How have you seen Comic-Con grow over the years?
I’m somewhat of a newbie to Comic-Con — this will only be my fourth year. Strangely, I grew up with conventions but they were always “Star Trek” conventions but I was never hardcore into comic books and thought that’s all Comic-Con was about. When I moved to San Diego four years ago and realized it was much, much more.

What are your plans at this year’s Con?
One of the main things is a Comic-Con Dive with the Roddenberry Dive Team. We’re going to get in the water around 8 a.m. on Wednesday. Our focus is to bring awareness to our environment, the ocean. And it’s not just for divers. It’s about anyone who is interested in our environment. (Pictured: Roddeberry, left, with dive team co-creator Greg Martin.)

We always want to have someone unique there that can bring awareness. At this event, we’ll have Tim Russ from “Star Trek Voyager,” and we’re going to have grad students from the Scripps Institute coming down to give us a little talk.

But at the show we’re really going to be pushing the comic. There’s five books in total, and they’re really, really well done. They’re smart Roddenberry stories.

Do you see “Days Lost” as being the first step into expanding to other mediums, like films and videogames?
Absolutely. Right now, the way everything is going as far as the economy … and Hollywood rarely takes risks in general, as it is. So you kind of finance your own independent story.
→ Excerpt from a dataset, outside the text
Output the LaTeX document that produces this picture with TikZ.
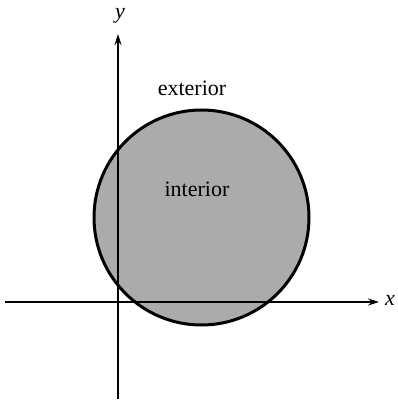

You get it out there, and once it’s somewhat proven in that domain, you’ve got a stronger pedestal to stand on.

“Star Trek” is heading to Blu-ray and DVD in November — what did you think about the reboot?
I have to admit I that I was skeptical. I had met with a few of J.J.’s producers two years before it was released, and I think they were just sort of checking me out to see what my potential involvement would be, and I really didn’t want to have any involvement. This was going to be J.J.’s thing, and I was fine with that.

But I was blown away. I was really, really proud of what J.J. did, and I know my father would have been. He kept me on the edge of my seat the entire time.

 

How did it match your father’s vision?

It’s true to a lot of the canon of “Star Trek.” It also did not disrespect the fans by disrupting anything that had been previously established. You’re going to have the hardcore people out there picking it apart — and I’m sure I would have done it differently and I’m sure my father would have done it differently — but J.J did a fantastic job.

What impact do you think its successwill have on the franchise moving forward?
It will give “Star Trek” a rebirth, so to speak. I’m guessing there’s going to be a second movie. I’m not saying that because I’m in the know. I’m saying that because it would be foolish not to do one.